Ещё несколько ступенек – и одолею длинную винтовую лестницу нашего фундаментального здания. Оказавшись на своём излюбленном месте – на смотровой площадке хосписа или, как он называется, госпиталя Сен-Луис, – мысленно отсчитываю столетия назад и представляю историю его создания. В конце одиннадцатого века войска крестоносцев захватили Иерусалим – главную цель первого крестового похода. Спустя восемь веков французский граф, считавший себя потомком крестоносца, приобрёл в Иерусалиме участок земли напротив стен Старого города. Именно на том месте, где по преданию стоял стан «воинов Христа», и построил приют для немощных. С тех пор это монументальное трёхэтажное здание называется французской больницей, служащей прибежищем для неизлечимо больных. Общеизвестна слава нашего хосписа; кроме замечательных условий – отдельная комфортная палата на двоих, телевизор, – здесь любят людей, стоящих на пороге небытия. Кроме медицинского персонала у нас работает много добровольцев из разных европейских стран. Ко всем больным относятся одинаково, все равны перед лицом смерти: иудеи, христиане, мусульмане.
Снова и снова обозреваю со смотровой площадки привычный вид Старого города, и в который раз приходят мысли о том, что жизнь в Иерусалиме возрождается на фундаменте трёхтысячелетней давности. Новые модерные здания соседствуют с вековыми строениями. Недалеко друг от друга синагога, церковь, мечеть. Внизу, вдоль трамвайных рельс, несколько растрёпанных пальм и люди… Что отдельный человек в сравнении с толпами, прошедшими здесь в течение веков? Местных жителей нетрудно отличить от озирающихся по сторонам туристов; наверное, нигде в мире нет такого разнообразия лиц – люди из Франции, Англии, Китая, Америки, Испании, Африки – короче, со всех концов земли. Больные хосписа тоже из разных стран, многие приезжают сюда незадолго до смерти: считают, что отсюда уходить в другой мир легче, ведь с приходом Машиаха первыми воскреснут похороненные в Израиле.

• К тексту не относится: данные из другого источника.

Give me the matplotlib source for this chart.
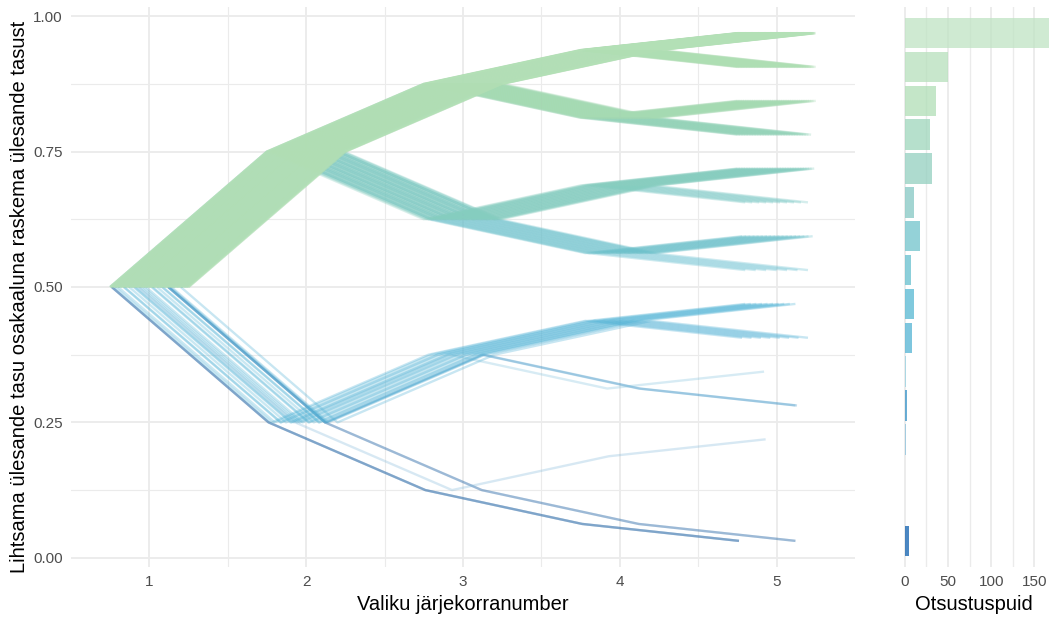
import numpy as np
import matplotlib
matplotlib.use("Agg")
from matplotlib import pyplot as plt

plt.rcParams['font.family'] = ['Liberation Sans', 'DejaVu Sans']

# final value of each decision tree bin (5 bisection steps) and number of trees
final_values = [0.96875, 0.90625, 0.84375, 0.78125, 0.71875, 0.65625, 0.59375, 0.53125,
                0.46875, 0.40625, 0.34375, 0.28125, 0.21875, 0.15625, 0.09375, 0.03125]
tree_counts = [170, 50, 36, 29, 31, 10, 18, 7, 10, 8, 1, 2, 1, 0, 0, 5]
steps = [1, 2, 3, 4, 5]
x_ticks = [1, 2, 3, 4, 5]
y_ticks = [0.0, 0.25, 0.5, 0.75, 1.0]
y_ticklabels = ['0.00', '0.25', '0.50', '0.75', '1.00']
bar_ticks = [0, 50, 100, 150]

# colours per bin (top -> bottom)
bar_colors = ['#bfe3c3', '#b6e0bb', '#b0deb6', '#9ed6bb', '#93cfc0', '#84c8c3', '#70c3cb', '#66bfce',
              '#55b8d2', '#53b3d3', '#96d0e0', '#3893c8', '#8bc0db', '#5aa0cc', '#4a90c6', '#0f5fae']
line_colors = ['#b3e0b6', '#aedeb3', '#a5dab2', '#93d3b8', '#85cdbf', '#78c7c4', '#6cc1cb', '#62bdcf',
               '#4fb3d6', '#4aaed4', '#7cc0dc', '#3d94c6', '#7db6d8', '#5a9fcc', '#4a8cc0', '#3f78b0']

# horizontal dodge of the trees inside each bin (layout only)
dodge = [(-0.25, 0.25), (-0.25, 0.25), (-0.25, 0.25), (-0.25, 0.22), (-0.25, 0.24),
         (-0.2, 0.2), (-0.22, 0.23), (-0.2, 0.2), (-0.2, 0.12), (-0.22, 0.2),
         [-0.08], [0.12, 0.13], [-0.07], [], [], [-0.24, -0.24, -0.24, 0.12, 0.12]]

grid_col = '#EBEBEB'
text_col = '#4D4D4D'


def tree_path(v):
    # bisection path that ends at v
    ys = [0.5]
    step = 0.25
    for _ in range(len(steps) - 1):
        y = ys[-1]
        ys.append(y + step if v > y else y - step)
        step /= 2
    return ys


fig = plt.figure(figsize=(10.49, 6.17), dpi=100)
ax = fig.add_axes([71 / 1049, 50 / 617, 784 / 1049, 560 / 617])
axb = fig.add_axes([898 / 1049, 50 / 617, 151 / 1049, 560 / 617])

# trees, lowest bins first so the high ones sit on top
for i in reversed(range(len(final_values))):
    v, n, col, d = final_values[i], tree_counts[i], line_colors[i], dodge[i]
    if n == 0:
        continue
    if isinstance(d, tuple):
        offs = np.linspace(d[0], d[1], n)
    else:
        offs = d
    ys = tree_path(v)
    for off in offs:
        ax.plot(np.array(steps) + off, ys, color=col, alpha=0.3, lw=1.7,
                solid_capstyle='butt', zorder=3)

ax.set_xlim(0.5, 5.5)
ax.set_ylim(-0.017, 1.017)
ax.set_xticks(x_ticks)
ax.set_xticks([1.5, 2.5, 3.5, 4.5], minor=True)
ax.set_yticks(y_ticks)
ax.set_yticklabels(y_ticklabels)
ax.set_yticks([0.125, 0.375, 0.625, 0.875], minor=True)
ax.grid(True, which='major', color=grid_col, lw=1.3, zorder=0)
ax.grid(True, which='minor', color=grid_col, lw=0.8, zorder=0)
ax.tick_params(which='both', length=0, labelsize=11, labelcolor=text_col, pad=6)
for s in ax.spines.values():
    s.set_visible(False)
ax.set_xlabel('Valiku järjekorranumber', fontsize=14.5, labelpad=4)
ax.set_ylabel('Lihtsama ülesande tasu osakaaluna raskema ülesande tasust', fontsize=14.5)
ax.yaxis.set_label_coords(-0.053, 0.482)

# bars
axb.barh(final_values, tree_counts, height=0.0625 * 0.9, color=bar_colors, alpha=0.75, zorder=3)
axb.set_xlim(-8, 167)
axb.set_ylim(-0.017, 1.017)
axb.set_xticks(bar_ticks)
axb.set_xticks([25, 75, 125], minor=True)
axb.set_yticks([])
axb.grid(True, which='major', axis='x', color=grid_col, lw=1.3, zorder=0)
axb.grid(True, which='minor', axis='x', color=grid_col, lw=1.0, zorder=0)
axb.tick_params(which='both', length=0, labelsize=11, labelcolor=text_col, pad=6)
for s in axb.spines.values():
    s.set_visible(False)
axb.set_xlabel('Otsustuspuid', fontsize=14.5, labelpad=4)

fig.savefig('out.png', dpi=100)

В который раз сожалею, что родители не приобщили меня к вере предков. Мама – убеждённый коммунист, вступившая в партию задолго до Отечественной войны, не интересовалась разговором с Богом. Дома у нас было два тома из собрания сочинений Ленина с подчёркнутыми цитатами, согласно которым люди сами трудом и упорством сделают сказку былью. Если бы все коммунисты в России были такими же честными трудягами, как моя мама, коммунизм был бы давно построен. С одной стороны, она верила в светлое будущее трудового народа, с другой – всего боялась: заболею ли, задержусь ли в школе – у неё сразу начиналась паника, то же и в отношении брата и папы. Теперь, по прошествии многих лет, понимаю: то страх, накопленный поколениями, – страх погромов, бедности, войны. И ужас гибели на фронте мужа и единственного сына, совсем юного, ещё мальчика. Мы с братом послевоенные. Папа – второй мамин муж, – в нём, самом справедливом, всегда сдержанном в своих чувствах, мы с братом обретали уверенность. И это при том, что бóльших страданий, чем пережил папа, пройдя по тесному переходу между жизнью и смертью, трудно представить. Бабушка, будучи парализованной, не вставала с постели; иногда мне казалось, что прошлое – нищета еврейского местечка, гайдамаки, тиф, от которого умерли дети, только моя мама выжила, – для неё более реальны, чем сегодняшний день. Когда я подходил, она словно возвращалась из видений тех горьких лет и спешила попросить еврейского Бога оградить меня от всех бед.